> **What you need to do**:
Return the material word for word. Do not include the pictures.
-- START Raw data --
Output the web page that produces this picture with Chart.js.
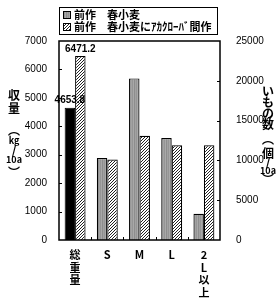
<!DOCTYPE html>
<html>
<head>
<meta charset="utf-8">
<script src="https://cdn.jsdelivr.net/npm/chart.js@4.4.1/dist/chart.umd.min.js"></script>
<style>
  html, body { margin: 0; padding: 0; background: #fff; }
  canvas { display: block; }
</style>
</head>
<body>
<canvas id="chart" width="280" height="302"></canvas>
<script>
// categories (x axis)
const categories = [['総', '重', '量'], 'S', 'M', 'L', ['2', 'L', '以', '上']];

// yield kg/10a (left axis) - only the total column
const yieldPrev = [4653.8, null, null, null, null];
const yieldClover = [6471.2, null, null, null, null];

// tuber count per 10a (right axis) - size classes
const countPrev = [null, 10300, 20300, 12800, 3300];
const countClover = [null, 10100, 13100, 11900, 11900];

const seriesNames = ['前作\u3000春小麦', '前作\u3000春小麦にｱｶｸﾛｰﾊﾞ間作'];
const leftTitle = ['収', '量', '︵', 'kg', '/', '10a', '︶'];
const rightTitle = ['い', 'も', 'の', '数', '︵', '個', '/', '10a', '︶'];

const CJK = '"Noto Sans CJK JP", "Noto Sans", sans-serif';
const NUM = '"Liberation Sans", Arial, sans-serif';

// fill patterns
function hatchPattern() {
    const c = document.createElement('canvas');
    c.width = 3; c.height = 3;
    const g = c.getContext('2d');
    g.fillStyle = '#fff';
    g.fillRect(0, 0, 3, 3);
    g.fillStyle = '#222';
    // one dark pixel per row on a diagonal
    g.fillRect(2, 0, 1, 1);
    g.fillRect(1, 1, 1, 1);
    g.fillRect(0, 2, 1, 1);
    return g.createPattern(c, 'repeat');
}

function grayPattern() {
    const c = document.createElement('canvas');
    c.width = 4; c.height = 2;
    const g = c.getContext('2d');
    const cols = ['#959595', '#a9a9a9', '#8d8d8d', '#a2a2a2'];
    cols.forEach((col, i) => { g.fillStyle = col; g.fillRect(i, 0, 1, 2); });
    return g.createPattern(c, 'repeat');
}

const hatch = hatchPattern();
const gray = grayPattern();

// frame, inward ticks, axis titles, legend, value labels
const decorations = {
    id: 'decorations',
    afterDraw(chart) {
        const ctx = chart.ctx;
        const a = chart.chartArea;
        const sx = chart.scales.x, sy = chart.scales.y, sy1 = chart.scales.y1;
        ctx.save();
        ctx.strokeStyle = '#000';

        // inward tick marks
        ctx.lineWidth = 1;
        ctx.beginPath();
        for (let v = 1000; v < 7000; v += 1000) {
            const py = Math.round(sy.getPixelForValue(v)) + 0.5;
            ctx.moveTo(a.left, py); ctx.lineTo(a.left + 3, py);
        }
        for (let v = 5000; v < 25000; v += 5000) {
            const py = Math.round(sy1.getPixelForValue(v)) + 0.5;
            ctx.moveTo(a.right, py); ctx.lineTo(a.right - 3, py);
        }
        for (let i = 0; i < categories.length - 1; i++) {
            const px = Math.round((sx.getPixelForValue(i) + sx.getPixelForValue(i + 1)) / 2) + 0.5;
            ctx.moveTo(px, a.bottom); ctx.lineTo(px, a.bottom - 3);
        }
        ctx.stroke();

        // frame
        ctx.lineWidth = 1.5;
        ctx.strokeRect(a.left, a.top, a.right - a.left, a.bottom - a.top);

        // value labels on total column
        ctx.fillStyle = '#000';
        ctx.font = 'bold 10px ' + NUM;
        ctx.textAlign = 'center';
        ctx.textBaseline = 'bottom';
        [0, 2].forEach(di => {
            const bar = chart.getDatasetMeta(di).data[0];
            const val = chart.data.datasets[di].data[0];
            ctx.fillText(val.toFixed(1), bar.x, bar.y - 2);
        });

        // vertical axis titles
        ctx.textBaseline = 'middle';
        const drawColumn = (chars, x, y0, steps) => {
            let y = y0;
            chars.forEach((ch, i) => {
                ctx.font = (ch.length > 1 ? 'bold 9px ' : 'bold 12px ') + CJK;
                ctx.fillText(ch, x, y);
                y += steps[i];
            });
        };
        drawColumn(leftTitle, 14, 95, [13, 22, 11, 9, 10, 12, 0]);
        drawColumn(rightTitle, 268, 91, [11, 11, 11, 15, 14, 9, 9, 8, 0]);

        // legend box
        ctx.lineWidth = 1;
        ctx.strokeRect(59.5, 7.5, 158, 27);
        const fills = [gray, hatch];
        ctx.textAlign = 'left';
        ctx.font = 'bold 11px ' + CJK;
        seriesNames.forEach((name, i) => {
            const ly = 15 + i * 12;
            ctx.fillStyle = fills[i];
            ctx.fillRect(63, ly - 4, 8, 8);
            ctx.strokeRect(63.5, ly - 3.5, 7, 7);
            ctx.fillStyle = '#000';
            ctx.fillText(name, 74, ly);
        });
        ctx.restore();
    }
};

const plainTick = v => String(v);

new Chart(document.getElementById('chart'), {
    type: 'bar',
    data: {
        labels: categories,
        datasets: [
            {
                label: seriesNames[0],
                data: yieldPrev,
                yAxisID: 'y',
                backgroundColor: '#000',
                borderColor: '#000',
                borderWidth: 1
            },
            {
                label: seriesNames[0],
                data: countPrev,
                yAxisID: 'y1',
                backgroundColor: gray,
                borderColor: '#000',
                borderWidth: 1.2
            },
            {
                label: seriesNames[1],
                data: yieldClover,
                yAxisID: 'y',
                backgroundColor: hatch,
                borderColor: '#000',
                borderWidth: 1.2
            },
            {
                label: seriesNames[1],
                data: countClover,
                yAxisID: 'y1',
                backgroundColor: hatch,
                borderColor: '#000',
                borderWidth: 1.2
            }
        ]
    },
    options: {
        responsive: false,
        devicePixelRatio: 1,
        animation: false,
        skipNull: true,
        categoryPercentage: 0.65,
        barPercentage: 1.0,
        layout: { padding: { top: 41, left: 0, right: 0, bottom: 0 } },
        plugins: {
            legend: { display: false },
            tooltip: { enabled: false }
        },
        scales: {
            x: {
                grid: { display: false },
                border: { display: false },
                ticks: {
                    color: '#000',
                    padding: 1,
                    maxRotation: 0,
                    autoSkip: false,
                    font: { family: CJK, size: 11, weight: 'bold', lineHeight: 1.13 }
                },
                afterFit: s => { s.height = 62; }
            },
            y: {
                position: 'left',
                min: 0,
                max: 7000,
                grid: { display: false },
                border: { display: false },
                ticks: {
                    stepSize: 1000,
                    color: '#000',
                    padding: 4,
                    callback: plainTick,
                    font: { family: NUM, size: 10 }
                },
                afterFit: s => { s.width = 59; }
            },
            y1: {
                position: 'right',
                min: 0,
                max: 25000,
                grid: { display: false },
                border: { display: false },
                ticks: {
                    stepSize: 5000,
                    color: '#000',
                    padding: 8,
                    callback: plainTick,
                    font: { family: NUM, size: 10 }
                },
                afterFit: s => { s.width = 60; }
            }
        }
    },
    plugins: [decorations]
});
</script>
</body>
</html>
-- END Raw data --
> **Final answer**:
Output the web page that produces this picture with Chart.js.
<!DOCTYPE html>
<html>
<head>
<meta charset="utf-8">
<script src="https://cdn.jsdelivr.net/npm/chart.js@4.4.1/dist/chart.umd.min.js"></script>
<style>
  html, body { margin: 0; padding: 0; background: #fff; }
  canvas { display: block; }
</style>
</head>
<body>
<canvas id="chart" width="280" height="302"></canvas>
<script>
// categories (x axis)
const categories = [['総', '重', '量'], 'S', 'M', 'L', ['2', 'L', '以', '上']];

// yield kg/10a (left axis) - only the total column
const yieldPrev = [4653.8, null, null, null, null];
const yieldClover = [6471.2, null, null, null, null];

// tuber count per 10a (right axis) - size classes
const countPrev = [null, 10300, 20300, 12800, 3300];
const countClover = [null, 10100, 13100, 11900, 11900];

const seriesNames = ['前作\u3000春小麦', '前作\u3000春小麦にｱｶｸﾛｰﾊﾞ間作'];
const leftTitle = ['収', '量', '︵', 'kg', '/', '10a', '︶'];
const rightTitle = ['い', 'も', 'の', '数', '︵', '個', '/', '10a', '︶'];

const CJK = '"Noto Sans CJK JP", "Noto Sans", sans-serif';
const NUM = '"Liberation Sans", Arial, sans-serif';

// fill patterns
function hatchPattern() {
    const c = document.createElement('canvas');
    c.width = 3; c.height = 3;
    const g = c.getContext('2d');
    g.fillStyle = '#fff';
    g.fillRect(0, 0, 3, 3);
    g.fillStyle = '#222';
    // one dark pixel per row on a diagonal
    g.fillRect(2, 0, 1, 1);
    g.fillRect(1, 1, 1, 1);
    g.fillRect(0, 2, 1, 1);
    return g.createPattern(c, 'repeat');
}

function grayPattern() {
    const c = document.createElement('canvas');
    c.width = 4; c.height = 2;
    const g = c.getContext('2d');
    const cols = ['#959595', '#a9a9a9', '#8d8d8d', '#a2a2a2'];
    cols.forEach((col, i) => { g.fillStyle = col; g.fillRect(i, 0, 1, 2); });
    return g.createPattern(c, 'repeat');
}

const hatch = hatchPattern();
const gray = grayPattern();

// frame, inward ticks, axis titles, legend, value labels
const decorations = {
    id: 'decorations',
    afterDraw(chart) {
        const ctx = chart.ctx;
        const a = chart.chartArea;
        const sx = chart.scales.x, sy = chart.scales.y, sy1 = chart.scales.y1;
        ctx.save();
        ctx.strokeStyle = '#000';

        // inward tick marks
        ctx.lineWidth = 1;
        ctx.beginPath();
        for (let v = 1000; v < 7000; v += 1000) {
            const py = Math.round(sy.getPixelForValue(v)) + 0.5;
            ctx.moveTo(a.left, py); ctx.lineTo(a.left + 3, py);
        }
        for (let v = 5000; v < 25000; v += 5000) {
            const py = Math.round(sy1.getPixelForValue(v)) + 0.5;
            ctx.moveTo(a.right, py); ctx.lineTo(a.right - 3, py);
        }
        for (let i = 0; i < categories.length - 1; i++) {
            const px = Math.round((sx.getPixelForValue(i) + sx.getPixelForValue(i + 1)) / 2) + 0.5;
            ctx.moveTo(px, a.bottom); ctx.lineTo(px, a.bottom - 3);
        }
        ctx.stroke();

        // frame
        ctx.lineWidth = 1.5;
        ctx.strokeRect(a.left, a.top, a.right - a.left, a.bottom - a.top);

        // value labels on total column
        ctx.fillStyle = '#000';
        ctx.font = 'bold 10px ' + NUM;
        ctx.textAlign = 'center';
        ctx.textBaseline = 'bottom';
        [0, 2].forEach(di => {
            const bar = chart.getDatasetMeta(di).data[0];
            const val = chart.data.datasets[di].data[0];
            ctx.fillText(val.toFixed(1), bar.x, bar.y - 2);
        });

        // vertical axis titles
        ctx.textBaseline = 'middle';
        const drawColumn = (chars, x, y0, steps) => {
            let y = y0;
            chars.forEach((ch, i) => {
                ctx.font = (ch.length > 1 ? 'bold 9px ' : 'bold 12px ') + CJK;
                ctx.fillText(ch, x, y);
                y += steps[i];
            });
        };
        drawColumn(leftTitle, 14, 95, [13, 22, 11, 9, 10, 12, 0]);
        drawColumn(rightTitle, 268, 91, [11, 11, 11, 15, 14, 9, 9, 8, 0]);

        // legend box
        ctx.lineWidth = 1;
        ctx.strokeRect(59.5, 7.5, 158, 27);
        const fills = [gray, hatch];
        ctx.textAlign = 'left';
        ctx.font = 'bold 11px ' + CJK;
        seriesNames.forEach((name, i) => {
            const ly = 15 + i * 12;
            ctx.fillStyle = fills[i];
            ctx.fillRect(63, ly - 4, 8, 8);
            ctx.strokeRect(63.5, ly - 3.5, 7, 7);
            ctx.fillStyle = '#000';
            ctx.fillText(name, 74, ly);
        });
        ctx.restore();
    }
};

const plainTick = v => String(v);

new Chart(document.getElementById('chart'), {
    type: 'bar',
    data: {
        labels: categories,
        datasets: [
            {
                label: seriesNames[0],
                data: yieldPrev,
                yAxisID: 'y',
                backgroundColor: '#000',
                borderColor: '#000',
                borderWidth: 1
            },
            {
                label: seriesNames[0],
                data: countPrev,
                yAxisID: 'y1',
                backgroundColor: gray,
                borderColor: '#000',
                borderWidth: 1.2
            },
            {
                label: seriesNames[1],
                data: yieldClover,
                yAxisID: 'y',
                backgroundColor: hatch,
                borderColor: '#000',
                borderWidth: 1.2
            },
            {
                label: seriesNames[1],
                data: countClover,
                yAxisID: 'y1',
                backgroundColor: hatch,
                borderColor: '#000',
                borderWidth: 1.2
            }
        ]
    },
    options: {
        responsive: false,
        devicePixelRatio: 1,
        animation: false,
        skipNull: true,
        categoryPercentage: 0.65,
        barPercentage: 1.0,
        layout: { padding: { top: 41, left: 0, right: 0, bottom: 0 } },
        plugins: {
            legend: { display: false },
            tooltip: { enabled: false }
        },
        scales: {
            x: {
                grid: { display: false },
                border: { display: false },
                ticks: {
                    color: '#000',
                    padding: 1,
                    maxRotation: 0,
                    autoSkip: false,
                    font: { family: CJK, size: 11, weight: 'bold', lineHeight: 1.13 }
                },
                afterFit: s => { s.height = 62; }
            },
            y: {
                position: 'left',
                min: 0,
                max: 7000,
                grid: { display: false },
                border: { display: false },
                ticks: {
                    stepSize: 1000,
                    color: '#000',
                    padding: 4,
                    callback: plainTick,
                    font: { family: NUM, size: 10 }
                },
                afterFit: s => { s.width = 59; }
            },
            y1: {
                position: 'right',
                min: 0,
                max: 25000,
                grid: { display: false },
                border: { display: false },
                ticks: {
                    stepSize: 5000,
                    color: '#000',
                    padding: 8,
                    callback: plainTick,
                    font: { family: NUM, size: 10 }
                },
                afterFit: s => { s.width = 60; }
            }
        }
    },
    plugins: [decorations]
});
</script>
</body>
</html>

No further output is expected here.